415 Limit Applies in Aggregate When 403(b) Participant Sponsors Another Plan – Planadviser.com

PA 101121 IRS Snapshot Special 415 Limits 403b 1268668066 web

In an updated Issue Snapshot, the IRS reminds plan sponsors about rules for the Internal Revenue Code (IRC) Section 415 annual additions limitation when a 403(b) plan participant also sponsors a qualified plan to which he contributes.

The agency says issues with this rule are frequently found during examinations of 403(b) plans maintained by governmental and tax-exempt health care entities and colleges/universities, noting that many doctors and professors maintain a practice outside the entity that is the general 403(b) plan sponsor.

If certain requirements are satisfied, there is an exclusion from gross income for amounts contributed to the purchase of a 403(b) annuity contract. One of these requirements is that the contributions and other additions to the contract do not exceed the limitations under IRC Section 415(c). The IRS notes that IRC Section 415(c) generally limits annual additions to defined contribution (DC) plans to the lesser of the dollar limit in effect for the year or 100% of the participant’s compensation. The dollar limit for 2021 is $58,000.
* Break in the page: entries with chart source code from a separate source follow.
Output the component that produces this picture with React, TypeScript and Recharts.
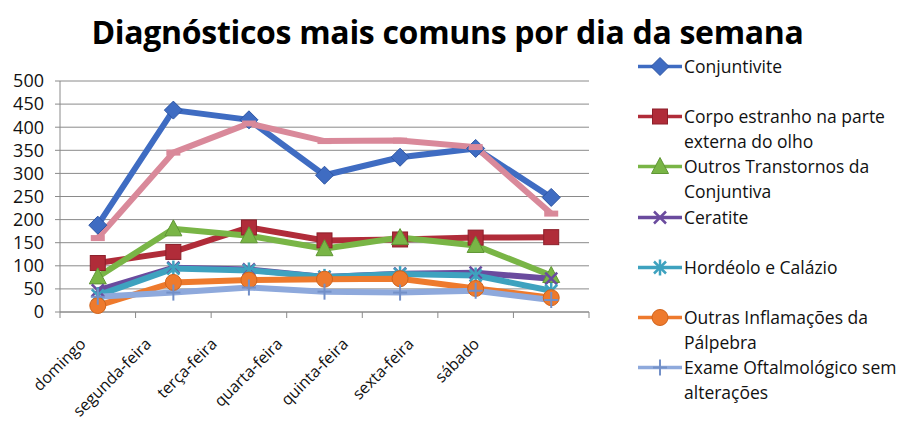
import React from 'react';
import { LineChart, Line, XAxis, YAxis, CartesianGrid } from 'recharts';

const days = ['domingo', 'segunda-feira', 'terça-feira', 'quarta-feira', 'quinta-feira', 'sexta-feira', 'sábado'];
const conjuntivite = [188, 437, 416, 296, 335, 354, 248];
const corpoEstranho = [106, 130, 183, 155, 157, 161, 162];
const outrosTranstornos = [76, 180, 165, 137, 161, 144, 79];
const ceratite = [47, 96, 92, 76, 83, 85, 72];
const hordeolo = [36, 94, 90, 76, 82, 79, 46];
const outrasInflamacoes = [14, 64, 69, 71, 72, 51, 31];
const exameOftalmologico = [33, 42, 53, 44, 42, 46, 26];
const outrosTotal = [160, 345, 408, 370, 371, 357, 213];
const yTicks = [0, 50, 100, 150, 200, 250, 300, 350, 400, 450, 500];

type SeriesDef = { key: string; name: string; color: string; dark: string; marker: string; values: number[]; inLegend: boolean };

const series: SeriesDef[] = [
  { key: 's1', name: 'Conjuntivite', color: '#3f6cc2', dark: '#2d55a3', marker: 'diamond', values: conjuntivite, inLegend: true },
  { key: 's2', name: 'Corpo estranho na parte externa do olho', color: '#b02c39', dark: '#8c1f2a', marker: 'square', values: corpoEstranho, inLegend: true },
  { key: 's3', name: 'Outros Transtornos da Conjuntiva', color: '#79b546', dark: '#5f9634', marker: 'triangle', values: outrosTranstornos, inLegend: true },
  { key: 's4', name: 'Ceratite', color: '#6a4b9e', dark: '#553a85', marker: 'x', values: ceratite, inLegend: true },
  { key: 's5', name: 'Hordéolo e Calázio', color: '#3ea2bf', dark: '#2e86a2', marker: 'star', values: hordeolo, inLegend: true },
  { key: 's6', name: 'Outras Inflamações da Pálpebra', color: '#ee7a2d', dark: '#d0631b', marker: 'circle', values: outrasInflamacoes, inLegend: true },
  { key: 's7', name: 'Exame Oftalmológico sem alterações', color: '#8ea9dc', dark: '#7390c8', marker: 'plus', values: exameOftalmologico, inLegend: true },
  { key: 's8', name: 'Outros', color: '#d9899a', dark: '#c7707f', marker: 'dash', values: outrosTotal, inLegend: false },
];

const data = days.map((d, i) => {
  const row: Record<string, string | number> = { day: d };
  series.forEach((s) => { row[s.key] = s.values[i]; });
  return row;
});

function Marker({ kind, cx, cy, color, dark }: { kind: string; cx: number; cy: number; color: string; dark: string }) {
  if (cx == null || cy == null) return null;
  switch (kind) {
    case 'diamond':
      return <path d={`M${cx},${cy - 9} L${cx + 9},${cy} L${cx},${cy + 9} L${cx - 9},${cy} Z`} fill={color} stroke={dark} strokeWidth={1} />;
    case 'square':
      return <rect x={cx - 7.5} y={cy - 7.5} width={15} height={15} fill={color} stroke={dark} strokeWidth={1} />;
    case 'triangle':
      return <path d={`M${cx},${cy - 9} L${cx + 8.5},${cy + 7} L${cx - 8.5},${cy + 7} Z`} fill={color} stroke={dark} strokeWidth={1} />;
    case 'x':
      return (
        <g stroke={color} strokeWidth={2.5}>
          <line x1={cx - 6} y1={cy - 6} x2={cx + 6} y2={cy + 6} />
          <line x1={cx - 6} y1={cy + 6} x2={cx + 6} y2={cy - 6} />
        </g>
      );
    case 'star':
      return (
        <g stroke={color} strokeWidth={2.5}>
          <line x1={cx - 6} y1={cy - 6} x2={cx + 6} y2={cy + 6} />
          <line x1={cx - 6} y1={cy + 6} x2={cx + 6} y2={cy - 6} />
          <line x1={cx} y1={cy - 8} x2={cx} y2={cy + 8} />
        </g>
      );
    case 'circle':
      return <circle cx={cx} cy={cy} r={8} fill={color} stroke={dark} strokeWidth={1} />;
    case 'plus':
      return (
        <g stroke={dark} strokeWidth={2}>
          <line x1={cx - 7} y1={cy} x2={cx + 7} y2={cy} />
          <line x1={cx} y1={cy - 8} x2={cx} y2={cy + 8} />
        </g>
      );
    case 'dash':
      return <rect x={cx - 7} y={cy - 3} width={14} height={6} fill={color} />;
    default:
      return null;
  }
}

// Category tick: draws the boundary tick marks (between categories, like Excel) and the rotated label.
function DayTick(props: any) {
  const { x, y, payload, index, visibleTicksCount, width } = props;
  const band = Number(width) / Number(visibleTicksCount);
  const axisY = y - 8;
  const left = x - band / 2;
  const right = x + band / 2;
  const ax = 54 + (x - 60) * 0.868;
  const ay = y + 25;
  return (
    <g>
      <line x1={left} y1={axisY} x2={left} y2={axisY + 6} stroke="#8a8a8a" strokeWidth={1} />
      {index === visibleTicksCount - 1 ? <line x1={right} y1={axisY} x2={right} y2={axisY + 6} stroke="#8a8a8a" strokeWidth={1} /> : null}
      <text x={ax} y={ay} transform={`rotate(-45 ${ax} ${ay})`} textAnchor="end" fontSize={16} fontFamily="'Open Sans', sans-serif" fill="#111" stroke="none">
        {payload.value}
      </text>
    </g>
  );
}

function LegendBox() {
  return (
    <div style={{ position: 'absolute', left: 636, top: 54, width: 269, fontFamily: "'Open Sans', sans-serif", fontSize: 17.5, color: '#111' }}>
      {series.filter((s) => s.inLegend).map((s) => (
        <div key={s.key} style={{ display: 'flex', height: 50.2, alignItems: 'flex-start' }}>
          <svg width={48} height={25} style={{ flex: 'none' }}>
            <line x1={2} y1={12.5} x2={46} y2={12.5} stroke={s.color} strokeWidth={3.5} />
            <Marker kind={s.marker} cx={24} cy={12.5} color={s.color} dark={s.dark} />
          </svg>
          <div style={{ width: 219, lineHeight: '25px', whiteSpace: 'normal' }}>{s.name}</div>
        </div>
      ))}
    </div>
  );
}

export default function App() {
  return (
    <div style={{ position: 'absolute', left: 0, top: 0, width: 905, height: 446, overflow: 'hidden', background: '#fff' }}>
      <div style={{ position: 'absolute', left: 0, top: 10, width: 895, textAlign: 'center', fontFamily: "'Open Sans', sans-serif", fontWeight: 700, fontSize: 32, color: '#000', letterSpacing: -0.3 }}>
        Diagnósticos mais comuns por dia da semana
      </div>
      <div style={{ position: 'absolute', left: 0, top: 0 }}>
        <LineChart width={905} height={446} data={data} margin={{ top: 81, right: 316, bottom: 0, left: 0 }}>
          <CartesianGrid vertical={false} horizontal stroke="#8a8a8a" strokeWidth={1} />
          <XAxis dataKey="day" scale="band" height={134} axisLine={{ stroke: '#8a8a8a' }} tickLine={false} interval={0} tick={<DayTick />} />
          <YAxis domain={[0, 500]} ticks={yTicks} width={60} tickSize={5} tickMargin={11} interval={0} axisLine={{ stroke: '#8a8a8a' }} tickLine={{ stroke: '#8a8a8a' }} tick={{ fontSize: 18, fill: '#111', fontFamily: "'Open Sans', sans-serif" }} />
          {series.map((s) => (
            <Line
              key={s.key}
              type="linear"
              dataKey={s.key}
              name={s.name}
              stroke={s.color}
              strokeWidth={6}
              isAnimationActive={false}
              legendType={s.inLegend ? 'line' : 'none'}
              dot={(p: any) => <Marker key={`${s.key}-${p.index}`} kind={s.marker} cx={p.cx} cy={p.cy} color={s.color} dark={s.dark} />}
              activeDot={false}
            />
          ))}
        </LineChart>
      </div>
      <LegendBox />
    </div>
  );
}
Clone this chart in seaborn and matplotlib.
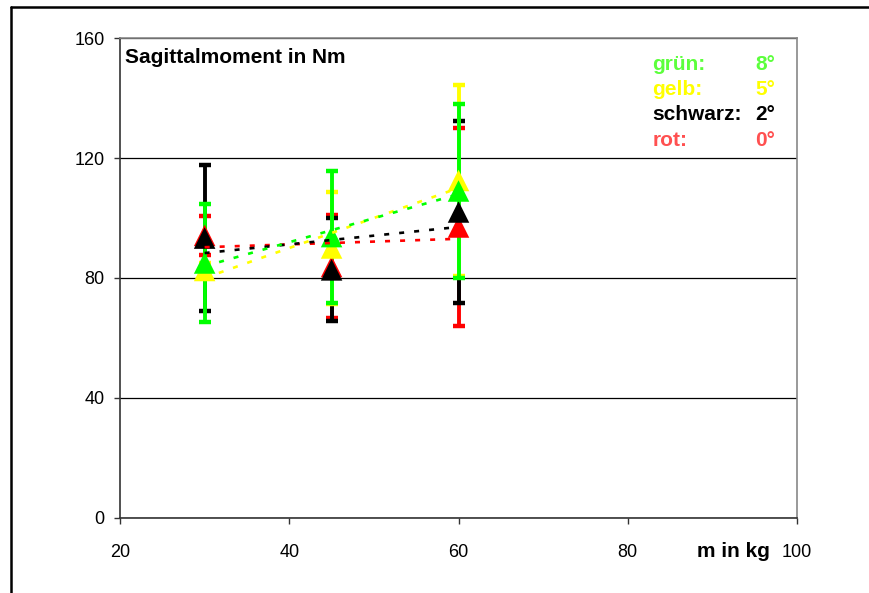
import numpy as np
import pandas as pd
import matplotlib
matplotlib.use("Agg")
import matplotlib.pyplot as plt
import seaborn as sns
from matplotlib.lines import Line2D

# Gewicht in kg
masse = [30, 45, 60]

# Mittelwerte und Streuung je Neigung
rot_mean = [94.2, 83.8, 97.0]
rot_err = [6.4, 17.3, 33.0]
schwarz_mean = [93.3, 82.7, 102.0]
schwarz_err = [24.4, 17.2, 30.4]
gelb_mean = [82.5, 90.0, 112.5]
gelb_err = [2.5, 18.8, 32.0]
gruen_mean = [85.0, 93.8, 109.0]
gruen_err = [19.7, 22.0, 28.9]

serien = ["rot", "schwarz", "gelb", "grün"]
winkel = ["0°", "2°", "5°", "8°"]
farben = {"rot": "#ff0000", "schwarz": "#000000", "gelb": "#ffff00", "grün": "#00ff00"}
text_farben = {"rot": "#ff5050", "schwarz": "#000000", "gelb": "#ffff00", "grün": "#5cff3c"}

mittel = {"rot": rot_mean, "schwarz": schwarz_mean, "gelb": gelb_mean, "grün": gruen_mean}
fehler = {"rot": rot_err, "schwarz": schwarz_err, "gelb": gelb_err, "grün": gruen_err}

# long format table (in drawing order)
df = pd.concat(
    [pd.DataFrame({"m": masse, "M": mittel[s], "err": fehler[s], "serie": s}) for s in serien],
    ignore_index=True,
)

sns.set_theme(style="white")
plt.rcParams["font.family"] = ["Liberation Sans", "DejaVu Sans"]
plt.rcParams["text.color"] = "black"
plt.rcParams["axes.labelcolor"] = "black"

fig = plt.figure(figsize=(8.69, 5.93), dpi=100)
ax = fig.add_axes([0.1381, 0.1265, 0.7791, 0.8094])

# error bars behind the markers
for s in serien:
    d = df[df["serie"] == s]
    ax.errorbar(d["m"], d["M"], yerr=d["err"], fmt="none", ecolor=farben[s],
                elinewidth=2.8, capsize=4, capthick=3.2, zorder=2)

# triangles
sns.scatterplot(data=df, x="m", y="M", hue="serie", hue_order=serien,
                palette=farben, marker="^", s=240, linewidth=0,
                legend=False, ax=ax, zorder=3)

# linear trend lines
for s in serien:
    d = df[df["serie"] == s]
    sns.regplot(x=d["m"], y=d["M"], scatter=False, ci=None, ax=ax,
                color=farben[s], truncate=True,
                line_kws={"ls": (0, (1.9, 3.8)), "lw": 1.9, "zorder": 4})

ax.set_xlim(20, 100)
ax.set_ylim(0, 160)
ax.set_xticks([20, 40, 60, 80, 100])
ax.set_yticks([0, 40, 80, 120, 160])
ax.set_ylabel("")
ax.set_xlabel("m in kg", fontsize=15, fontweight="bold", loc="right", color="black")
ax.xaxis.set_label_coords(0.96, -0.05)

ax.yaxis.grid(True, color="black", lw=0.9)
ax.set_axisbelow(True)

ax.tick_params(axis="both", direction="out", length=4, width=1, color="#333333",
               labelsize=13, labelcolor="black", left=True, bottom=True)
ax.tick_params(axis="y", pad=7)
ax.tick_params(axis="x", pad=15)

for side in ["left", "bottom"]:
    ax.spines[side].set_color("#333333")
    ax.spines[side].set_linewidth(1.2)
for side in ["top", "right"]:
    ax.spines[side].set_color("#888888")
    ax.spines[side].set_linewidth(1.2)

ax.text(0.007, 0.96, "Sagittalmoment in Nm", transform=ax.transAxes, color="black",
        fontsize=15, fontweight="bold", va="center", ha="left")

# legend written as text
legende_y = [0.944, 0.892, 0.840, 0.7875]
for s, w, y in zip(["grün", "gelb", "schwarz", "rot"], ["8°", "5°", "2°", "0°"], legende_y):
    ax.text(0.786, y, s + ":", transform=ax.transAxes, color=text_farben[s],
            fontsize=15, fontweight="bold", va="center", ha="left")
    ax.text(0.938, y, w, transform=ax.transAxes, color=text_farben[s],
            fontsize=15, fontweight="bold", va="center", ha="left")

# outer frame (top and left)
fig.add_artist(Line2D([0.0127, 1.0], [0.988, 0.988], color="black", lw=1.8,
                      transform=fig.transFigure))
fig.add_artist(Line2D([0.0127, 0.0127], [0.0, 0.988], color="black", lw=1.8,
                      transform=fig.transFigure))

fig.savefig("out.png", dpi=100)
Generally, 403(b) participants are each considered to have exclusive control over their own annuity contract, so contributions to the contract are not aggregated with contributions to any other DC plan. However, there is an exception when the 403(b) participant is deemed to control the entity sponsoring another DC plan to which he contributes. In this situation, both plans must satisfy the IRC Section 415(c) limitation separately and also on an aggregate basis.

The IRS provides an example of Professor Y who works for University X and participates in its 403(b) plan. Professor Y also has her own business and sponsors a qualified plan, called Plan Z. For 2021, Professor Y deferred $19,500 to her 403(b) plan and $6,500 in age 50 catch-up contributions. University X also made a non-elective employer contribution of $35,000 to the 403(b) plan on behalf of Professor Y for the 2021 year.

In addition, Professor Y contributed $24,000 to Plan Z. Professor Y’s includible compensation from University X is $100,000. Professor Y’s compensation from her own business is $120,000 for the 2021 year.

The IRS notes that the age 50 catch-up contribution is not counted toward the IRC Section 415(c) limit. Therefore, the total elective and non-elective contributions to the 403(b) annuity contract for 415(c) purposes equal $54,500 ($35,000 + $19,500). This means the annual limitation is not exceeded for the 403(b) plan.

However, when adding the $24,000 allocated to Plan Z, the combined contributions of $78,500 to Plan Z and the 403(b) plan exceed the IRC Section 415(c) limit of $58,000 by $20,500, so the professor has contributed in excess of the annual addition limit on an aggregate basis.

The IRS says the excess annual addition in such situations is attributable to the 403(b) annuity contract.

When conducting reviews, the IRS suggests its agents determine the employer’s policy regarding outside employment as part of reviewing the employer’s internal controls. If the employer is silent about or permits outside employment, the IRS says its agents should determine the procedures used to inform employees about the aggregation rule, and review any notices, forms or other written communications containing that information.